Helga wrote or contributed to three books. Her first, Mission on Main Street, told the story of the Union Rescue Mission in Los Angeles. She translated Paulus Sharpff’s History of Evangelism: Three Hundred Years of Evangelism in Germany, Great Britain, and the United States of America. However, her crowning achievement did not come until 1999, just five years before her death. In Cameroon on a Clear Day: A Pioneer Missionary in Colonial Africa, Helga shared her father’s missionary story with the world. It was a multi-disciplinary volume that addressed aspects of colonial history, missiology, and sociology. The book was built on research conducted institutions such as The School of Oriental and African Studies at the University of London, Princeton University, and the British Museum. It garnered praise from the scholarly community; one reviewer thought that the book was “an account that needs to be taken seriously as respectable scholarship and as a careful presentation of mission history.” Cameroon on a Clear Day is the best demonstration of Helga’s writing gift (she was every bit the writer as her husband, and perhaps more) and her ability to craft a compelling story in concise and captivating prose.

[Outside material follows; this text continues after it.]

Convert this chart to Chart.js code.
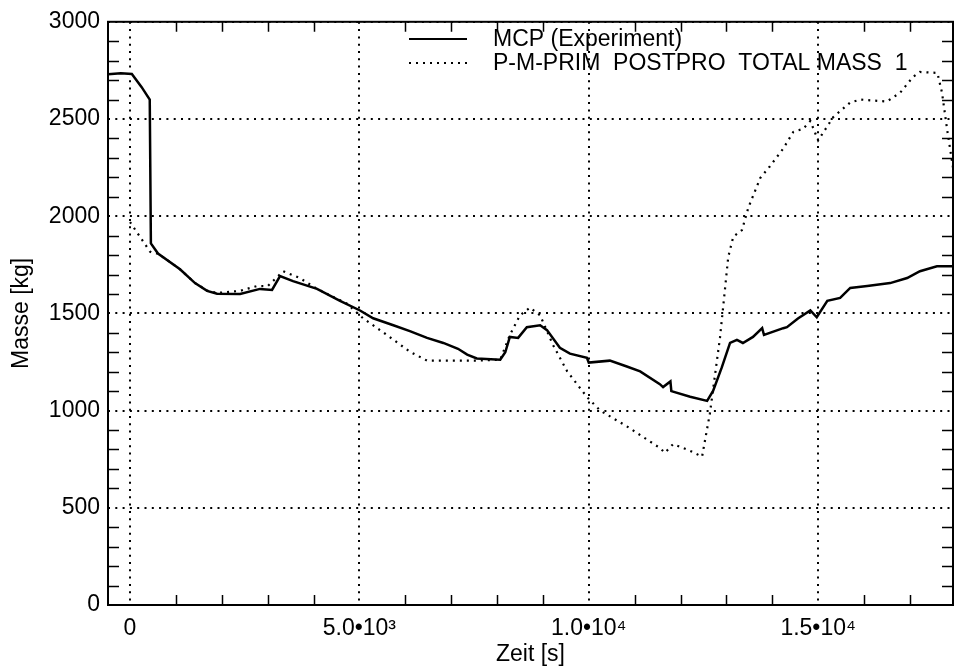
<!DOCTYPE html>
<html>
<head>
<meta charset="utf-8">
<script src="https://cdn.jsdelivr.net/npm/chart.js@4.4.1/dist/chart.umd.min.js"></script>
<style>
  body { margin: 0; background: #fff; }
  canvas { display: block; }
</style>
</head>
<body>
<canvas id="massCanvas" width="957" height="669"></canvas>
<script>
// MCP (Experiment) - Zeit [s] / Masse [kg]
var expTime = [-480, -200, 40, 250, 430, 455, 610, 1090, 1417, 1680, 1897, 2400, 2834, 3096, 3270, 3553, 4077, 4578,
    5014, 5300, 5740, 6100, 6475, 6830, 7150, 7350, 7560, 8070, 8180, 8280, 8460, 8650, 8940, 9090, 9370, 9590,
    9960, 10000, 10460, 10830, 11120, 11550, 11620, 11780, 11800, 12210, 12580, 12710, 12900, 13080, 13230, 13360,
    13580, 13780, 13820, 14240, 14320, 14560, 14830, 14970, 15200, 15480, 15700, 16070, 16570, 16940, 17220, 17590, 17940];
var expMass = [2730, 2735, 2732, 2665, 2600, 1860, 1808, 1727, 1656, 1616, 1601, 1600, 1626, 1621, 1692, 1666, 1626, 1565,
    1515, 1475, 1439, 1409, 1374, 1348, 1318, 1288, 1268, 1262, 1300, 1379, 1374, 1429, 1439, 1414, 1323, 1293,
    1272, 1247, 1257, 1227, 1202, 1136, 1121, 1150, 1100, 1071, 1050, 1101, 1222, 1348, 1364, 1348,
    1379, 1424, 1389, 1424, 1429, 1474, 1515, 1480, 1565, 1580, 1631, 1641, 1656, 1682, 1717, 1742, 1742];

// P-M-PRIM POSTPRO TOTAL MASS 1
var simTime = [0, 260, 436, 500, 610, 1090, 1417, 1680, 1897, 2400, 2770, 3000, 3340, 3700, 4077, 4730, 5080, 5600,
    6100, 6475, 7560, 8070, 8280, 8500, 8720, 8940, 9220, 9530, 9960, 10250, 10830, 11550, 11660, 11840, 12210,
    12470, 12640, 12860, 12970, 13040, 13150, 13340, 13480, 13740, 13950, 14240, 14460, 14670, 14830, 15000,
    15330, 15700, 15920, 16500, 16790, 17070, 17220, 17600, 17700, 17810, 17940];
var simMass = [1970, 1879, 1818, 1810, 1808, 1727, 1656, 1618, 1605, 1616, 1641, 1640, 1717, 1682, 1626, 1550, 1475, 1389,
    1303, 1257, 1257, 1262, 1389, 1490, 1530, 1490, 1338, 1202, 1070, 1000, 919, 808, 783, 828, 793,
    763, 985, 1374, 1626, 1790, 1894, 1929, 2045, 2197, 2257, 2348, 2434, 2449, 2490, 2390,
    2510, 2585, 2600, 2590, 2636, 2717, 2742, 2737, 2636, 2449, 2250];

var xTickValues = [0, 5000, 10000, 15000];
var xTickLabels = ['0', '5.0\u202210\u00B3', '1.0\u202210\u2074', '1.5\u202210\u2074'];
var seriesLabels = ['MCP (Experiment)', 'P-M-PRIM  POSTPRO  TOTAL MASS  1'];

var FONT = '"Liberation Sans", Arial, Helvetica, sans-serif';

function toPoints(xs, ys) {
    var pts = [];
    for (var i = 0; i < xs.length; i++) {
        pts.push({x: xs[i], y: ys[i]});
    }
    return pts;
}

// frame, inward minor ticks and the legend inside the plot
var framePlugin = {
    id: 'frame',
    afterDraw: function(chart) {
        var ctx = chart.ctx;
        var a = chart.chartArea;
        var sx = chart.scales.x, sy = chart.scales.y;
        ctx.save();
        ctx.strokeStyle = '#000';
        ctx.lineWidth = 1.5;
        ctx.beginPath();
        for (var t = -1000; t <= 18000; t += 1000) {
            if (t % 5000 === 0) continue;
            var px = Math.round(sx.getPixelForValue(t)) + 0.5;
            if (px < a.left + 2 || px > a.right - 2) continue;
            ctx.moveTo(px, a.bottom); ctx.lineTo(px, a.bottom - 10);
            ctx.moveTo(px, a.top); ctx.lineTo(px, a.top + 10);
        }
        for (var m = 100; m < 3000; m += 100) {
            if (m % 500 === 0) continue;
            var py = Math.round(sy.getPixelForValue(m)) + 0.5;
            ctx.moveTo(a.left, py); ctx.lineTo(a.left + 11, py);
            ctx.moveTo(a.right, py); ctx.lineTo(a.right - 11, py);
        }
        ctx.stroke();
        ctx.lineWidth = 2;
        ctx.strokeRect(a.left, a.top, a.right - a.left, a.bottom - a.top);

        // legend
        var ds = chart.data.datasets;
        var rows = [39, 63];
        ctx.font = '23px ' + FONT;
        ctx.fillStyle = '#000';
        ctx.textBaseline = 'alphabetic';
        for (var i = 0; i < ds.length; i++) {
            ctx.lineWidth = 2;
            ctx.setLineDash(ds[i].borderDash || []);
            ctx.beginPath();
            ctx.moveTo(409, rows[i]);
            ctx.lineTo(467, rows[i]);
            ctx.stroke();
            ctx.setLineDash([]);
            ctx.fillText(ds[i].label, 493, rows[i] + 7);
        }
        ctx.restore();
    }
};

var ctx = document.getElementById('massCanvas').getContext('2d');
var chart = new Chart(ctx, {
    type: 'line',
    data: {
        datasets: [{
            label: seriesLabels[0],
            data: toPoints(expTime, expMass),
            borderColor: '#000',
            borderWidth: 2.5,
            pointRadius: 0,
            tension: 0
        }, {
            label: seriesLabels[1],
            data: toPoints(simTime, simMass),
            borderColor: '#000',
            borderWidth: 2.2,
            borderDash: [2, 5],
            pointRadius: 0,
            tension: 0
        }]
    },
    options: {
        responsive: false,
        animation: false,
        layout: { padding: { top: 12, right: 4, left: 0, bottom: 0 } },
        plugins: {
            legend: { display: false },
            tooltip: { enabled: false }
        },
        scales: {
            x: {
                type: 'linear',
                min: -480,
                max: 17940,
                afterFit: function(s) { s.height = 64; },
                afterBuildTicks: function(s) {
                    s.ticks = xTickValues.map(function(v) { return {value: v}; });
                },
                grid: { color: '#000', lineWidth: 2, drawTicks: false },
                border: { display: false, dash: [2, 5.3] },
                ticks: {
                    autoSkip: false,
                    maxRotation: 0,
                    padding: 10,
                    color: '#000',
                    font: { family: FONT, size: 23 },
                    callback: function(v) {
                        var i = xTickValues.indexOf(v);
                        return i >= 0 ? xTickLabels[i] : '';
                    }
                },
                title: {
                    display: true,
                    text: 'Zeit [s]',
                    color: '#000',
                    font: { family: FONT, size: 23, lineHeight: 1.2 },
                    padding: { top: 0, bottom: 1 }
                }
            },
            y: {
                min: 0,
                max: 3000,
                afterFit: function(s) { s.width = 108; },
                grid: { color: '#000', lineWidth: 2, drawTicks: false },
                border: { display: false, dash: [2, 5.3] },
                ticks: {
                    stepSize: 500,
                    padding: 8,
                    color: '#000',
                    font: { family: FONT, size: 23 },
                    callback: function(v) { return String(v); }
                },
                title: {
                    display: true,
                    text: 'Masse [kg]',
                    color: '#000',
                    font: { family: FONT, size: 23, lineHeight: 1.2 },
                    padding: { top: 8, bottom: 0 }
                }
            }
        }
    },
    plugins: [framePlugin]
});
</script>
</body>
</html>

Helga Bender Henry was strong, smart, and witty. She was a lively wife, mother, scholar, and friend. She was the ideal counterpart to Carl F. H. Henry, and he leaned upon her for both personal and professional support. Similar to Martin Luther and his “Katy,” Carl Henry and his “Shatzie” (his nickname for Helga, meaning “my darling” or “my love”) served the evangelical world through writing, counsel, and friendship. As their friend Kenneth Kantzer remembered, “It was a mutual service, a mutual making of sacrifices, and a mutually loving husband and wife team, working in harmony together daily.”
 R. Albert Mohler Jr., “The Indispensable Evangelical,” in Essential Evangelicalism: The Enduring Influence of Carl F. H. Henry, eds. Matthew J. Hall and Owen Strachan (Wheaton: Crossway, 2015), 39.
 Kenneth Kantzer, “Carl Ferdinand Howard Henry: An Appreciation,” in God and Culture: Essays in Honor of Carl F. H. Henry, eds. D. A. Carson and John Woodbridge (Grand Rapids: Eerdmans, 1993), 375.